====== Rows ======

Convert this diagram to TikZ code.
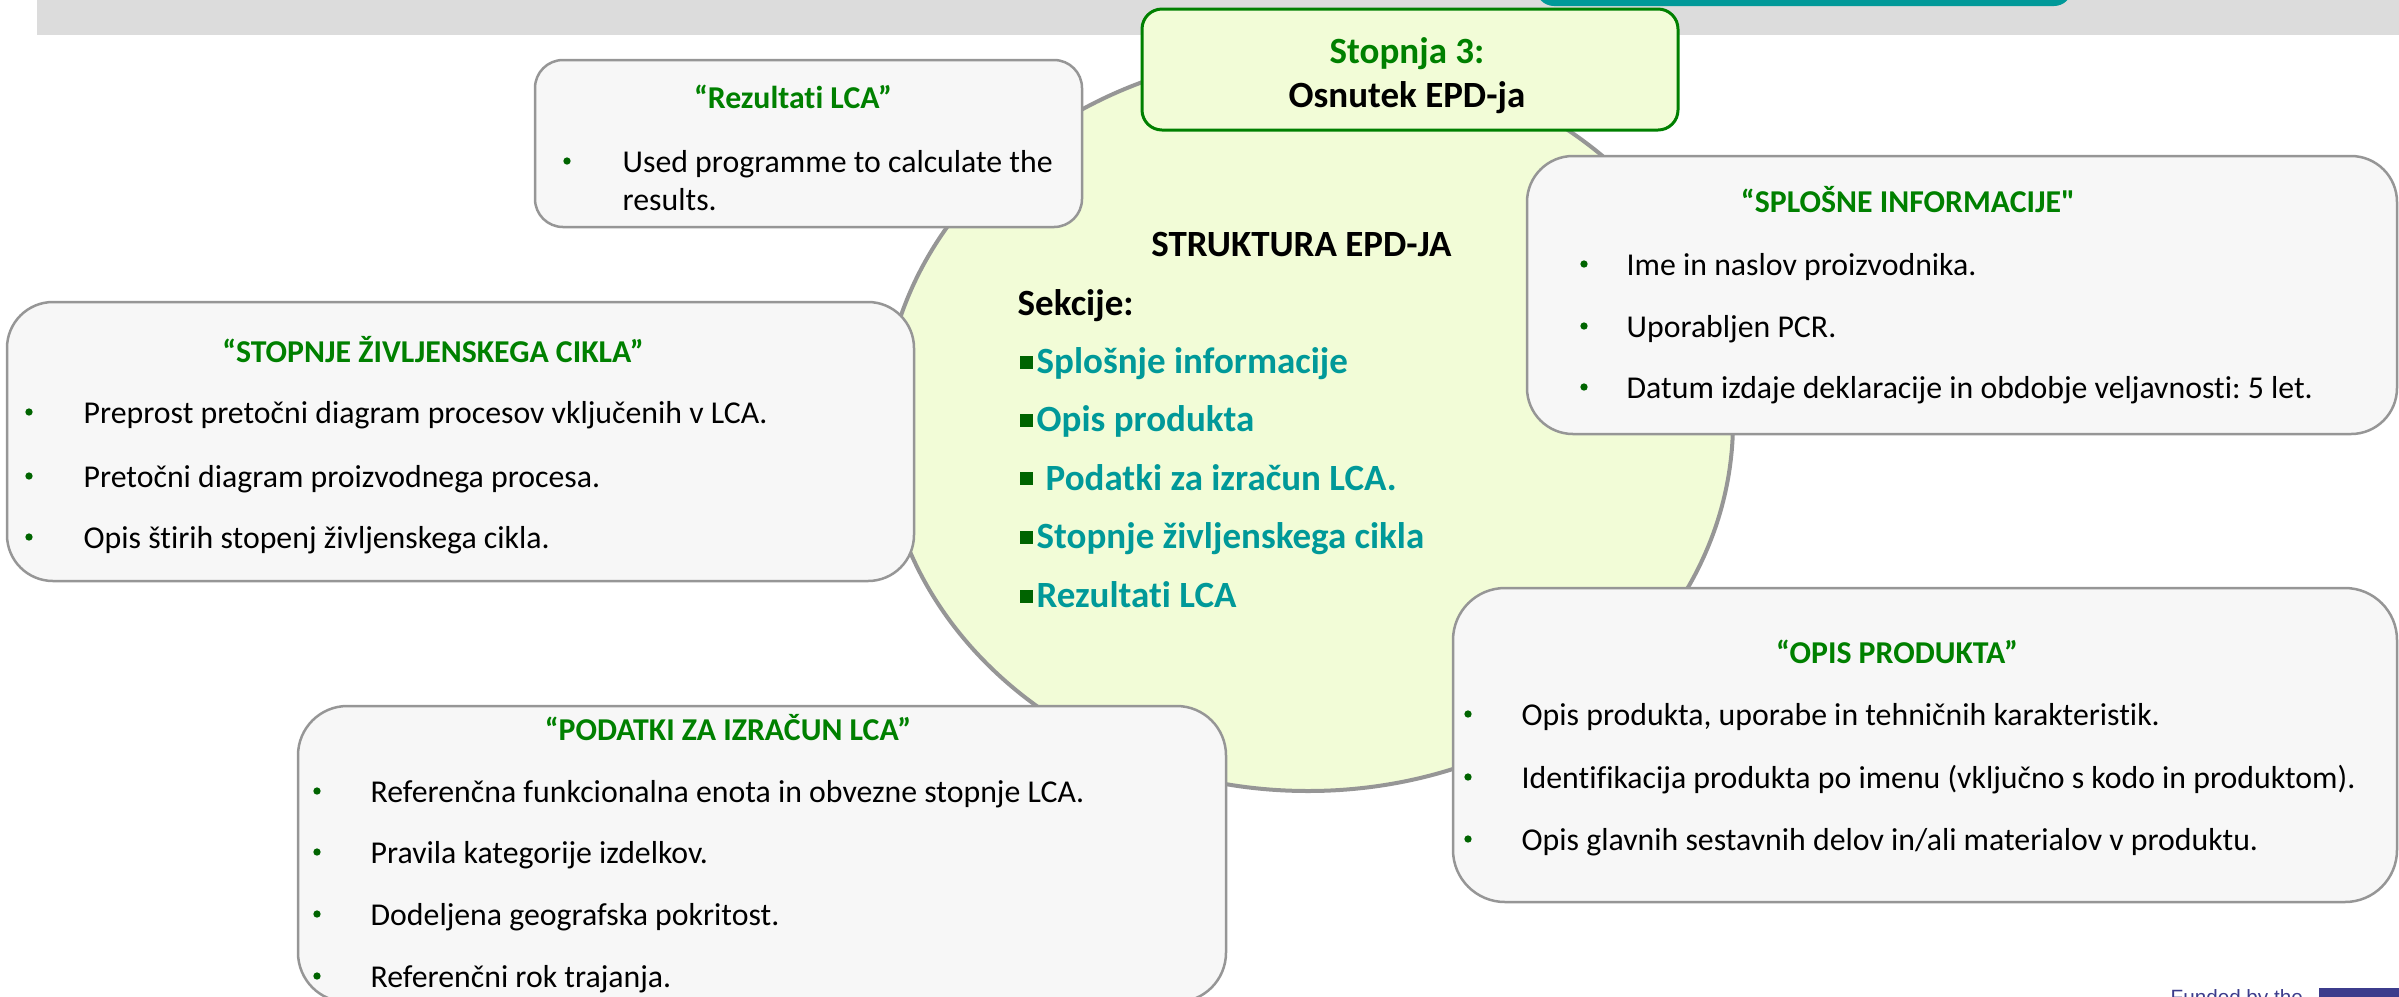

======
====== Rows ======

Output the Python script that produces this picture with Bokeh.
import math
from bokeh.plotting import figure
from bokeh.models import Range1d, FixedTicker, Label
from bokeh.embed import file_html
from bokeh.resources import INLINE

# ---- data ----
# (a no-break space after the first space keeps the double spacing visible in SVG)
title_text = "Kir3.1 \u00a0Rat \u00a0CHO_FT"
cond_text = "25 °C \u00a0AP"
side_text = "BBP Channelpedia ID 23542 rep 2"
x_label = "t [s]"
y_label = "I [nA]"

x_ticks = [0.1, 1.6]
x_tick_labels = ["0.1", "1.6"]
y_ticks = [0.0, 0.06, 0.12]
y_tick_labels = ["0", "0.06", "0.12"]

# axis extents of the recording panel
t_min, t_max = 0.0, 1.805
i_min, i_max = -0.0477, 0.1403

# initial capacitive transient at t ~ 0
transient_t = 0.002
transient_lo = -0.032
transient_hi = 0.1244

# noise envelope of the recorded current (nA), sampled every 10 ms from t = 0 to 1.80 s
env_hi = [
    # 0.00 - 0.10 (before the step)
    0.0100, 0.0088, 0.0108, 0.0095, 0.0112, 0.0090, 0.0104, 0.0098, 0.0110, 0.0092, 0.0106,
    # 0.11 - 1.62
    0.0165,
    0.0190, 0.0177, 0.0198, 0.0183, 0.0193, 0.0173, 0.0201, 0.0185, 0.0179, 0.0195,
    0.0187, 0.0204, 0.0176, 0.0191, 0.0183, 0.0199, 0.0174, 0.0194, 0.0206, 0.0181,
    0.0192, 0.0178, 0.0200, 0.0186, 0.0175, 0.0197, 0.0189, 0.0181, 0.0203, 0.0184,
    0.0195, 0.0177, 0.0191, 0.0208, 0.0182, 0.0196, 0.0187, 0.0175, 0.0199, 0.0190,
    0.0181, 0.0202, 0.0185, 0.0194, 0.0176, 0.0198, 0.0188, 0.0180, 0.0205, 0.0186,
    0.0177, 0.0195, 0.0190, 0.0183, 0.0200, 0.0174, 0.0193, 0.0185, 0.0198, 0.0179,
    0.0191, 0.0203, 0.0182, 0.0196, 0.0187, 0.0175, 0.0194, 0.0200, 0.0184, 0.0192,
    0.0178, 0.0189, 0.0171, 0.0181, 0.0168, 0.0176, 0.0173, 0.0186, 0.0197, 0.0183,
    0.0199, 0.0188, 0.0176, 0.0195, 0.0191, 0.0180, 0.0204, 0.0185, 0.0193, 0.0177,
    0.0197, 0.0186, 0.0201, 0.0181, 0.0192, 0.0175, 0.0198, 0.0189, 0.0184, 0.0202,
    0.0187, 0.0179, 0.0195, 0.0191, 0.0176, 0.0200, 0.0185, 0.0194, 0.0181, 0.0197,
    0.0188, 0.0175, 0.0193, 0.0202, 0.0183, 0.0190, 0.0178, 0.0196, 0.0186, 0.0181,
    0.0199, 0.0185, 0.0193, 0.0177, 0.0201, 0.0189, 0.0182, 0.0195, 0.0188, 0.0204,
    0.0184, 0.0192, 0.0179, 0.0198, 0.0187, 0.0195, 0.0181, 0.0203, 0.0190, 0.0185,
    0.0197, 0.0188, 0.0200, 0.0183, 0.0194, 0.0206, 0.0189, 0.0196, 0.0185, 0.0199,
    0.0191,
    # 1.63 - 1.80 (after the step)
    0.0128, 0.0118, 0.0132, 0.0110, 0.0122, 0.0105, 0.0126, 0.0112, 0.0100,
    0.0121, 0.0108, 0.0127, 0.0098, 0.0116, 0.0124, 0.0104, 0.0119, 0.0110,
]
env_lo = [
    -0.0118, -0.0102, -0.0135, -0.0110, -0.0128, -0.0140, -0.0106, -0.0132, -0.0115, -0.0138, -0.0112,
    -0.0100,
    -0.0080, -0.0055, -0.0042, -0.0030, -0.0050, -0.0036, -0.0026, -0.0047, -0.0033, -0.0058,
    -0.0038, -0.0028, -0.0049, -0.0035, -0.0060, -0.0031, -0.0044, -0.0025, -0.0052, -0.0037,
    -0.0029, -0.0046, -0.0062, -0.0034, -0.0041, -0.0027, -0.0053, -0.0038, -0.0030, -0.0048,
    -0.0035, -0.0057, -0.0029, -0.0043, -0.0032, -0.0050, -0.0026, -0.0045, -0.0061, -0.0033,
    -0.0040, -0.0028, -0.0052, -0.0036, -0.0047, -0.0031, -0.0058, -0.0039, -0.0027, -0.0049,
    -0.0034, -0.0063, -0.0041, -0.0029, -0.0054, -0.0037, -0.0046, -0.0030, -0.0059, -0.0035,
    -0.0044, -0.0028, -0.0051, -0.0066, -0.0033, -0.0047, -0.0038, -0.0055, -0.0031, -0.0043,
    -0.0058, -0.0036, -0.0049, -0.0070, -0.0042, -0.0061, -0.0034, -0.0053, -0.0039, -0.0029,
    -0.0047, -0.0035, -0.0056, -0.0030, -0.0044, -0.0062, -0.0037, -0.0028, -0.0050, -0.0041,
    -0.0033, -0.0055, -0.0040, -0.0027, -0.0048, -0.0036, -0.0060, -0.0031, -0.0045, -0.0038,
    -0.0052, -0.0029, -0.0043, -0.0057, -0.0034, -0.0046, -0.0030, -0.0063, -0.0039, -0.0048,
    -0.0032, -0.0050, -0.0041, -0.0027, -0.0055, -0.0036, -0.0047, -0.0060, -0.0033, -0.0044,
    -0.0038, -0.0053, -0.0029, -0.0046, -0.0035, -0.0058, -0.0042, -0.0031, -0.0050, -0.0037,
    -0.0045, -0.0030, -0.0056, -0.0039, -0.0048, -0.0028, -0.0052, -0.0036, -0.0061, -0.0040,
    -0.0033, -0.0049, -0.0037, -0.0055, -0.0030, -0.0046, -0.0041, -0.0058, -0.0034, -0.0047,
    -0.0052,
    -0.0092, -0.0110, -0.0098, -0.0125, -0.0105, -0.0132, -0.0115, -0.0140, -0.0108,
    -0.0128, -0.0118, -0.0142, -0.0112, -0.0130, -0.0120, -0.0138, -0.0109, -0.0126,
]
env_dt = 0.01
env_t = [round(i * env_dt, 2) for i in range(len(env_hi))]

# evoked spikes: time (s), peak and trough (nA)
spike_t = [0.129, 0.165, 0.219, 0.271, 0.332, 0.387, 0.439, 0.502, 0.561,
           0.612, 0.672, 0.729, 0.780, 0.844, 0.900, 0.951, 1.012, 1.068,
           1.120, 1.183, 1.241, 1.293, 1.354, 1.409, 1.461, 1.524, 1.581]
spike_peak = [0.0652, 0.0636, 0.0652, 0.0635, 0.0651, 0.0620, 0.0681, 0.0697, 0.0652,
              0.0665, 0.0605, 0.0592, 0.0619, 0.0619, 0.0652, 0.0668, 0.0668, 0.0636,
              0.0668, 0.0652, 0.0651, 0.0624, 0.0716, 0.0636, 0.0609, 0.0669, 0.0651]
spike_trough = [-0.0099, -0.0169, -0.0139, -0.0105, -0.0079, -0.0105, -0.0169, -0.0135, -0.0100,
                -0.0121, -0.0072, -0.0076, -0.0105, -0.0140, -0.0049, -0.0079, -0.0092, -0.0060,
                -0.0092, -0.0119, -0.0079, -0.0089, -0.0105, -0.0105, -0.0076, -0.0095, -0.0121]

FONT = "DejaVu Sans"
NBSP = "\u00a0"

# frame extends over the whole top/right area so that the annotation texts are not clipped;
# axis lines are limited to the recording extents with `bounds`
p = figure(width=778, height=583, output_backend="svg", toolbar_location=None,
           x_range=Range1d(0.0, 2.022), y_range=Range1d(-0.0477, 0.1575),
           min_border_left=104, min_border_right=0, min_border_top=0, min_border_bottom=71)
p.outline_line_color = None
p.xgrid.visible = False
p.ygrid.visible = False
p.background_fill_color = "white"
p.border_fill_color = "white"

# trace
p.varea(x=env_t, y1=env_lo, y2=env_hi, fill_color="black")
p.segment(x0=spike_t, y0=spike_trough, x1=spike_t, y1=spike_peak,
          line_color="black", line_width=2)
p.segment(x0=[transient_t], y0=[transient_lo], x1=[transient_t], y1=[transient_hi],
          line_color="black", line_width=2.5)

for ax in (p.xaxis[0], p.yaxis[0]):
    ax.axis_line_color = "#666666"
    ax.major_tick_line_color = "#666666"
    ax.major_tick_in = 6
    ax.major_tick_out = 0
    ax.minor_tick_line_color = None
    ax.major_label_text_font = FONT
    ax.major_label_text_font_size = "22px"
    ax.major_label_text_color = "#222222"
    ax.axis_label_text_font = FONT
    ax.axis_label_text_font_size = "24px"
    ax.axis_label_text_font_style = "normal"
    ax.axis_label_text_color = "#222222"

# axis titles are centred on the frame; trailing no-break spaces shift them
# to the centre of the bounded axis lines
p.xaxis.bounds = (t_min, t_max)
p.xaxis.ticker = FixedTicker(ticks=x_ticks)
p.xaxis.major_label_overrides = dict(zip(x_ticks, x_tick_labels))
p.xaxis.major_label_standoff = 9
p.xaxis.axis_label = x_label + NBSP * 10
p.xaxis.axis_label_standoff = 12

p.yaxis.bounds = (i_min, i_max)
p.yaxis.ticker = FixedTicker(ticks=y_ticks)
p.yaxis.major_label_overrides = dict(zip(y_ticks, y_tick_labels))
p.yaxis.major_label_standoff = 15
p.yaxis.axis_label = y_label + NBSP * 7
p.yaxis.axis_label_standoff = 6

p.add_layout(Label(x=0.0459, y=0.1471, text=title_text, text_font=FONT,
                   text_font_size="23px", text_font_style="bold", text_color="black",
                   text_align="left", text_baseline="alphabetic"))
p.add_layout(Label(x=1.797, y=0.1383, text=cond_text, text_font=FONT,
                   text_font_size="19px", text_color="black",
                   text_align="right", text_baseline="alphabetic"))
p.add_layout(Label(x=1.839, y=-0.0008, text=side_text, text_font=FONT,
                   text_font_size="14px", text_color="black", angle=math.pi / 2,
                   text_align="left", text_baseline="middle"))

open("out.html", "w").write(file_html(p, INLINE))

======
====== Rows ======

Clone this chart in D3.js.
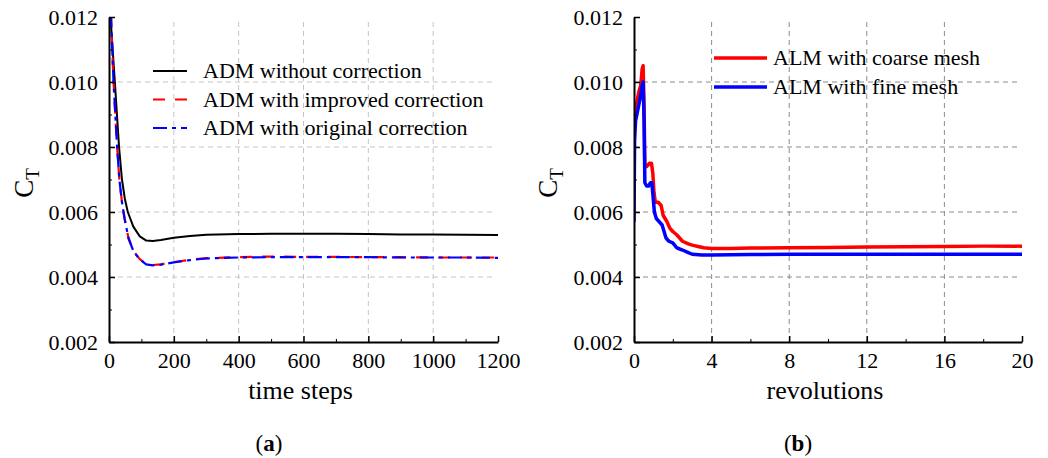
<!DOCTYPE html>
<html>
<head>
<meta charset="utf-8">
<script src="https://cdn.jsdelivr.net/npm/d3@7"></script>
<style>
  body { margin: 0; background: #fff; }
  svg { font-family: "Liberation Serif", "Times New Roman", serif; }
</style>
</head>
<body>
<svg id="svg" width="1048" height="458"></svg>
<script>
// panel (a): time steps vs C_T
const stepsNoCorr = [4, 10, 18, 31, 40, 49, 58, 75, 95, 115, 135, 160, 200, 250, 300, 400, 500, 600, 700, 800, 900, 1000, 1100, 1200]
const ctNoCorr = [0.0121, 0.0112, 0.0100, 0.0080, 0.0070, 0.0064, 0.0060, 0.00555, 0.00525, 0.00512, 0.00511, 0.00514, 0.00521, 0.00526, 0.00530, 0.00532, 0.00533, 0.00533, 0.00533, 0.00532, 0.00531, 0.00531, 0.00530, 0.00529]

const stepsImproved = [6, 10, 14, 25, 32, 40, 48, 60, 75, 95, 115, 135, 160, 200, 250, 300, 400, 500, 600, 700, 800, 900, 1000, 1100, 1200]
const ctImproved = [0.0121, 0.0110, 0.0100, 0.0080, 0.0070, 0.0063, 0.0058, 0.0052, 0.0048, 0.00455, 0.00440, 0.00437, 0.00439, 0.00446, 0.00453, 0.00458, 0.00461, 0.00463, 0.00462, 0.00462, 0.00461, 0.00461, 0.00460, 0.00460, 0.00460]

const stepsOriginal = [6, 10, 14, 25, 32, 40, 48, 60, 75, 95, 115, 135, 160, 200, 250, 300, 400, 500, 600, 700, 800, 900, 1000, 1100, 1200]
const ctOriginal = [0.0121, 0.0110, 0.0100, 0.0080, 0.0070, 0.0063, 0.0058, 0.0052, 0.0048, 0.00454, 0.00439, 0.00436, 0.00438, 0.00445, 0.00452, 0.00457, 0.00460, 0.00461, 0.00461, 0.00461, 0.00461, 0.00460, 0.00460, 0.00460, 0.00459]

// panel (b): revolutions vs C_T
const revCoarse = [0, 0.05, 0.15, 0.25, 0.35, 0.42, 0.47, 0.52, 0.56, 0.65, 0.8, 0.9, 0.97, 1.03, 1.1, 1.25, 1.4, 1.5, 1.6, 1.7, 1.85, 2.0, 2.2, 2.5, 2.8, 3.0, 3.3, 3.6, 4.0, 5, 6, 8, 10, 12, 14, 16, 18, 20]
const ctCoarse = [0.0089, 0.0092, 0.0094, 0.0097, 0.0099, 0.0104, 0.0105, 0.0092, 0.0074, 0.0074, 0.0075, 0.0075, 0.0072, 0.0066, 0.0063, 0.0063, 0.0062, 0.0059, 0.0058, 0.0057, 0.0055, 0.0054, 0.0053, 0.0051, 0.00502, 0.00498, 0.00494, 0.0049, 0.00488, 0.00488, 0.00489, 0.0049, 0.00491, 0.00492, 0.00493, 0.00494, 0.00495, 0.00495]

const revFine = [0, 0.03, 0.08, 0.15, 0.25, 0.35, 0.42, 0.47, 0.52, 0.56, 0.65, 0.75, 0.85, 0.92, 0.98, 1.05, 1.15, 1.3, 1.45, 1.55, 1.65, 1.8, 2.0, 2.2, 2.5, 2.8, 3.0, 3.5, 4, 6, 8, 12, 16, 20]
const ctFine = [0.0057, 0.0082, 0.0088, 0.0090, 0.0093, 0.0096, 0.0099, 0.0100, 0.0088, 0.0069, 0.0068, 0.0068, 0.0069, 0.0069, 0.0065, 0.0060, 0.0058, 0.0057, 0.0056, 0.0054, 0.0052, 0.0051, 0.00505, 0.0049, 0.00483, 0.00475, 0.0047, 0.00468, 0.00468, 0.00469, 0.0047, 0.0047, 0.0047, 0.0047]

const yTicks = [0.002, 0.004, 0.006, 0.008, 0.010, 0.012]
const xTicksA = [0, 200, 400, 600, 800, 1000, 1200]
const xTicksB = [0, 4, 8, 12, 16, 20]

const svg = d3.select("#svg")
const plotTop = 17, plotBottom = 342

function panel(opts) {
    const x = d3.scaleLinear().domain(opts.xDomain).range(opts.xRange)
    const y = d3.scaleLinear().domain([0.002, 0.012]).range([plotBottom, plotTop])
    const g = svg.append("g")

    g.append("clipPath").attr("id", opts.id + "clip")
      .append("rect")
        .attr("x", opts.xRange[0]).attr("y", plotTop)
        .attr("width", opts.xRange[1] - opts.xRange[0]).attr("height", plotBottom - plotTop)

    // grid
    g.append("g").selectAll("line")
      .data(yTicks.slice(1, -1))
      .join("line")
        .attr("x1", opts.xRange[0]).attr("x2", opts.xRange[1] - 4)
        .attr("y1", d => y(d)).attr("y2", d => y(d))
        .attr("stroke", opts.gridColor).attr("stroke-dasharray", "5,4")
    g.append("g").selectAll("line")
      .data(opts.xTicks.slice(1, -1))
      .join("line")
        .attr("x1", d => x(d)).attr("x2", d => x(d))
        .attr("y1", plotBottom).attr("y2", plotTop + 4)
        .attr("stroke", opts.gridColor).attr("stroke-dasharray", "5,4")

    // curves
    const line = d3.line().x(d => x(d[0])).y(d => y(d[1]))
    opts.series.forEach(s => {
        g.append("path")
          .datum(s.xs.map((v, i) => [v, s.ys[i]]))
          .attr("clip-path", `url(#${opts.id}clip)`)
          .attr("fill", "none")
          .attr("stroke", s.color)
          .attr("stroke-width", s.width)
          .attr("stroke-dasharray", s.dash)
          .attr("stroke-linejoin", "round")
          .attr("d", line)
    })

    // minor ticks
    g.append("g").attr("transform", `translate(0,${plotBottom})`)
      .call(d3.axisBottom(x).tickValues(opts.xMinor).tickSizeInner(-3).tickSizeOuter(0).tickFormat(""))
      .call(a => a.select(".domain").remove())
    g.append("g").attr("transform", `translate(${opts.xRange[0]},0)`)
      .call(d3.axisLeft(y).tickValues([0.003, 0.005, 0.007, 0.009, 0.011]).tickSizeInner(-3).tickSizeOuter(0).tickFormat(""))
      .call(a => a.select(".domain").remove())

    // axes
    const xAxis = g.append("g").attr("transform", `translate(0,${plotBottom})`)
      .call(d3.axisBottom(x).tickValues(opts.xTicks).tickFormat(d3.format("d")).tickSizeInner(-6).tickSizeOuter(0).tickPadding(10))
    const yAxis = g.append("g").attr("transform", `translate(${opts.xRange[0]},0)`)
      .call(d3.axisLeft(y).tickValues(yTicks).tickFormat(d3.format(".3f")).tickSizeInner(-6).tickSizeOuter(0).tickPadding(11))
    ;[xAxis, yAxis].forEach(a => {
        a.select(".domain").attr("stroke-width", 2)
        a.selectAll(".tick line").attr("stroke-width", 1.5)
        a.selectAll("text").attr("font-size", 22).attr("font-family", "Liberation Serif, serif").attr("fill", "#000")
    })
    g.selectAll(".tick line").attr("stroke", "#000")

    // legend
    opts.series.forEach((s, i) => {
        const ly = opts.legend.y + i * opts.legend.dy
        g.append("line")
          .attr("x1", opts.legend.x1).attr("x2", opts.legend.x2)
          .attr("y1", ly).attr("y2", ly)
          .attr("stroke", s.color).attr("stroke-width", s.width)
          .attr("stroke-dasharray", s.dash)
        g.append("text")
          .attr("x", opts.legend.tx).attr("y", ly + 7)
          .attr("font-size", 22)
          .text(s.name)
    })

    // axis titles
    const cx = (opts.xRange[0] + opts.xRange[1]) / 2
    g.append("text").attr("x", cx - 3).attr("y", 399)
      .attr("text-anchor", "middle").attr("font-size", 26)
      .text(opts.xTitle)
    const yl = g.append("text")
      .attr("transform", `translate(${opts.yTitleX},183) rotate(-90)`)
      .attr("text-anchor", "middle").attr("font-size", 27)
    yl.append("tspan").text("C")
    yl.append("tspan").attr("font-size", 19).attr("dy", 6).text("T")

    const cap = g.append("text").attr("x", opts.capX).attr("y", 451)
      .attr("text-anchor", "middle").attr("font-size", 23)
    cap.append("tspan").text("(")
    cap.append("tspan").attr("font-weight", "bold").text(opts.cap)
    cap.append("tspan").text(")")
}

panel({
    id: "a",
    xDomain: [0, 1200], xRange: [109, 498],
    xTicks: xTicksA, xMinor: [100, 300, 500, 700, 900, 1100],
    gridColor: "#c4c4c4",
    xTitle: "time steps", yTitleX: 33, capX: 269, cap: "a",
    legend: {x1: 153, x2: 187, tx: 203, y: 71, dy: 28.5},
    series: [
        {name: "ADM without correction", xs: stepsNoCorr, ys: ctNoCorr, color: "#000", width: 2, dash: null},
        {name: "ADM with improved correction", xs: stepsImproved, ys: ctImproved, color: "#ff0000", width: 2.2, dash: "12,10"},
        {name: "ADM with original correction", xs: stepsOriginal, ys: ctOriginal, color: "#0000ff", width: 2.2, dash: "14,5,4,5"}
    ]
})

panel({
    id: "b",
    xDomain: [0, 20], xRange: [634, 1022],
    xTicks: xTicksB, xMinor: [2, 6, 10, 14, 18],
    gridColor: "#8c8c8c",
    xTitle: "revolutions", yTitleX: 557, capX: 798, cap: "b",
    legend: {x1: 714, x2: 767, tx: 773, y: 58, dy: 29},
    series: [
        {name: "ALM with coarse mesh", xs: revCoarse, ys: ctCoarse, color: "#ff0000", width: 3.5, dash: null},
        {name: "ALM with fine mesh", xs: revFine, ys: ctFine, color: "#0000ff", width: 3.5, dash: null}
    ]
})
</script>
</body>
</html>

======

Look through the material above and print exactly the lines from the one containing "Output the Python" to the one containing "from bokeh.resources import INLINE", both included, and nothing more.

Answer to the task:
Output the Python script that produces this picture with Bokeh.
import math
from bokeh.plotting import figure
from bokeh.models import Range1d, FixedTicker, Label
from bokeh.embed import file_html
from bokeh.resources import INLINE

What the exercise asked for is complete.